#### Task prompt
Exact reproduction is required for the lines bounded by the one containing "Reproduce this chart with Chart.js." and the one containing "ctx.stroke();", both bounds included. Print them without any pictures.

#### Dataset records
::::
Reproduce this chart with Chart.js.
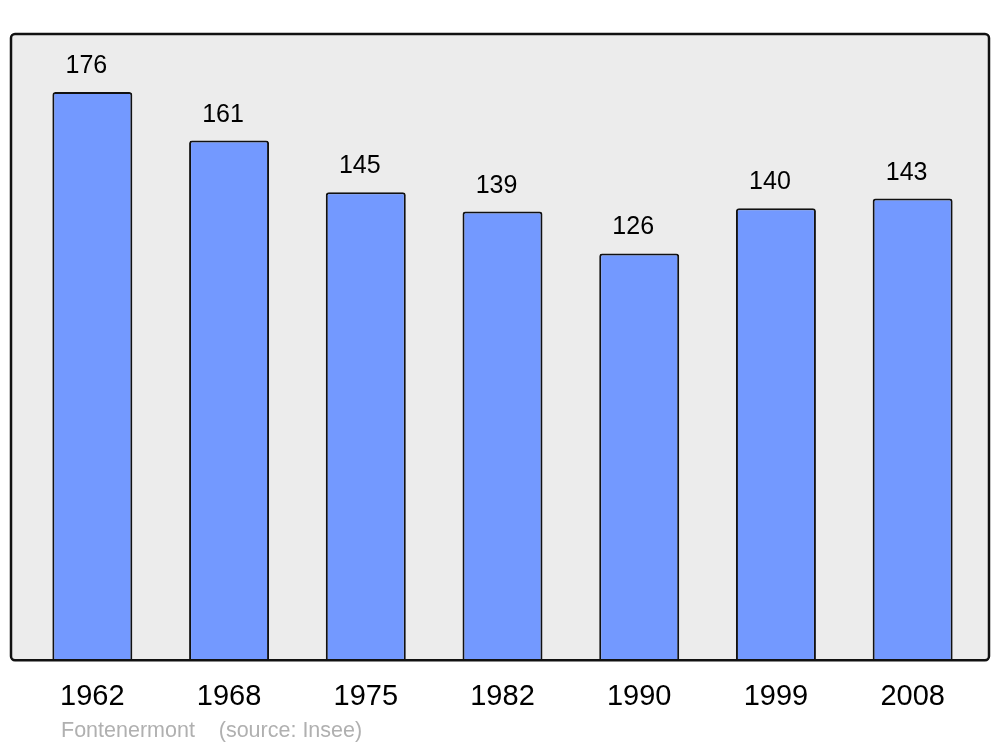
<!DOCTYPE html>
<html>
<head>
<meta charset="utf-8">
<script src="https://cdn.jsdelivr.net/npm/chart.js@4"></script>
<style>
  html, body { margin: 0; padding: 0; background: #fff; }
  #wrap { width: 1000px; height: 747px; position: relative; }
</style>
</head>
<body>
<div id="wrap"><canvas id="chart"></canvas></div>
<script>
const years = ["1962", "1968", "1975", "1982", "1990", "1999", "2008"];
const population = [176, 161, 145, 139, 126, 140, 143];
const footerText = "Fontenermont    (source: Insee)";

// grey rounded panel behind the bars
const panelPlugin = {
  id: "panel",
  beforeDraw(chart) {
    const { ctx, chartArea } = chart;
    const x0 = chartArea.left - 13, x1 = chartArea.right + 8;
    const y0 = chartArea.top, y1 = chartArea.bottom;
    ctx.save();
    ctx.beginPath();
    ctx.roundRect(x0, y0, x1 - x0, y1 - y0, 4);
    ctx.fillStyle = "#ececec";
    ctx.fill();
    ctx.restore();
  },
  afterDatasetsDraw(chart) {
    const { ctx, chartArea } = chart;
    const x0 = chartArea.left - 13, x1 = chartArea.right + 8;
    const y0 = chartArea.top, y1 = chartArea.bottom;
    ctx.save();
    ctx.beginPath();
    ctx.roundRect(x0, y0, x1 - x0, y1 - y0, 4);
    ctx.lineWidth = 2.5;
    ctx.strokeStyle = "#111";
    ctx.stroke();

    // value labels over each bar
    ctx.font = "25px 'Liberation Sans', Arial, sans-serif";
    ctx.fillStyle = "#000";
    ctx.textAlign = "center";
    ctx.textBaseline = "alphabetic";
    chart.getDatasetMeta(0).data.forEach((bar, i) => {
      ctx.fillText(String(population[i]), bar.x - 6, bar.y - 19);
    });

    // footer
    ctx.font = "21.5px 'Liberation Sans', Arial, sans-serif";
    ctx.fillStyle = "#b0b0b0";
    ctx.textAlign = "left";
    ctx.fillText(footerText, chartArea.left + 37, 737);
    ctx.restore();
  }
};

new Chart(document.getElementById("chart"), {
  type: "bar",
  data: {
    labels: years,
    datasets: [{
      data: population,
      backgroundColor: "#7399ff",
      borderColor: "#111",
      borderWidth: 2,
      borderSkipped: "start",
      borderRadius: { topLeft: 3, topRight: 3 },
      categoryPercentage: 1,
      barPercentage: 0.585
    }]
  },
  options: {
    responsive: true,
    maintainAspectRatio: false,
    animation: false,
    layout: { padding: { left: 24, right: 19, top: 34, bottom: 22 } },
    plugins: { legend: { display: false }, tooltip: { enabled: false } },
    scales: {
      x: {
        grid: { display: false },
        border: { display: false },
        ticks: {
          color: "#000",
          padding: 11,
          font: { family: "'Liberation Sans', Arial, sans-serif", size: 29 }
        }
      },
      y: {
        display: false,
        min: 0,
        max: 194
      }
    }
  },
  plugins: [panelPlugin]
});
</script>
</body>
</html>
::::
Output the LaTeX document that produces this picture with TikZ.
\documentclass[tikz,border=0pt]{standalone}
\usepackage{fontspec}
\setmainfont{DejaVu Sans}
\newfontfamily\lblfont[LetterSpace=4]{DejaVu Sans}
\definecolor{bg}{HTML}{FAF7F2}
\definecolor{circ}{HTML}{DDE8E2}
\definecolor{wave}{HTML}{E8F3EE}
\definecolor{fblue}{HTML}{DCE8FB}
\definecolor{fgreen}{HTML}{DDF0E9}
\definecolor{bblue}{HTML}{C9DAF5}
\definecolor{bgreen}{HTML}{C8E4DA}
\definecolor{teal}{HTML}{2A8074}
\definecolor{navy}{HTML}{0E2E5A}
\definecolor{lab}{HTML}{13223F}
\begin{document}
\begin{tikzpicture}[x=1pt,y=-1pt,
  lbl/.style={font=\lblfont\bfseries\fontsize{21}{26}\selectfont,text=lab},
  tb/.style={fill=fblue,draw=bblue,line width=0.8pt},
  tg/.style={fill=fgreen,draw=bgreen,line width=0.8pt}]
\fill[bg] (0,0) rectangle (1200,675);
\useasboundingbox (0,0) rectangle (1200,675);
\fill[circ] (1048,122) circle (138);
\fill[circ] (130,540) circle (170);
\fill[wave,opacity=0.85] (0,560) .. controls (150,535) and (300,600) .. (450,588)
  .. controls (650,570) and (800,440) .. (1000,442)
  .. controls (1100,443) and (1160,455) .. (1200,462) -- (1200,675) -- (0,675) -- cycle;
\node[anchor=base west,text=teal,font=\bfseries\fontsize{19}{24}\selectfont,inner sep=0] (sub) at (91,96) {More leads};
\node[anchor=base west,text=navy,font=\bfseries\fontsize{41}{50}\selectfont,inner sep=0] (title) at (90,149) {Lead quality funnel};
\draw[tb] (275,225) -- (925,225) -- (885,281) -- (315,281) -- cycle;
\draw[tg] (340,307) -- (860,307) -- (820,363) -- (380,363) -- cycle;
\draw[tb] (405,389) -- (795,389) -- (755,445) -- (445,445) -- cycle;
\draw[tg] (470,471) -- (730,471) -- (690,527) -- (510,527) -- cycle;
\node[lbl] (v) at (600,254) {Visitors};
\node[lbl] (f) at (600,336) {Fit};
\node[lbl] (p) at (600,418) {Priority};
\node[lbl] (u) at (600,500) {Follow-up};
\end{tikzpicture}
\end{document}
::::
#### Output of the task
Reproduce this chart with Chart.js.
<!DOCTYPE html>
<html>
<head>
<meta charset="utf-8">
<script src="https://cdn.jsdelivr.net/npm/chart.js@4"></script>
<style>
  html, body { margin: 0; padding: 0; background: #fff; }
  #wrap { width: 1000px; height: 747px; position: relative; }
</style>
</head>
<body>
<div id="wrap"><canvas id="chart"></canvas></div>
<script>
const years = ["1962", "1968", "1975", "1982", "1990", "1999", "2008"];
const population = [176, 161, 145, 139, 126, 140, 143];
const footerText = "Fontenermont    (source: Insee)";

// grey rounded panel behind the bars
const panelPlugin = {
  id: "panel",
  beforeDraw(chart) {
    const { ctx, chartArea } = chart;
    const x0 = chartArea.left - 13, x1 = chartArea.right + 8;
    const y0 = chartArea.top, y1 = chartArea.bottom;
    ctx.save();
    ctx.beginPath();
    ctx.roundRect(x0, y0, x1 - x0, y1 - y0, 4);
    ctx.fillStyle = "#ececec";
    ctx.fill();
    ctx.restore();
  },
  afterDatasetsDraw(chart) {
    const { ctx, chartArea } = chart;
    const x0 = chartArea.left - 13, x1 = chartArea.right + 8;
    const y0 = chartArea.top, y1 = chartArea.bottom;
    ctx.save();
    ctx.beginPath();
    ctx.roundRect(x0, y0, x1 - x0, y1 - y0, 4);
    ctx.lineWidth = 2.5;
    ctx.strokeStyle = "#111";
    ctx.stroke();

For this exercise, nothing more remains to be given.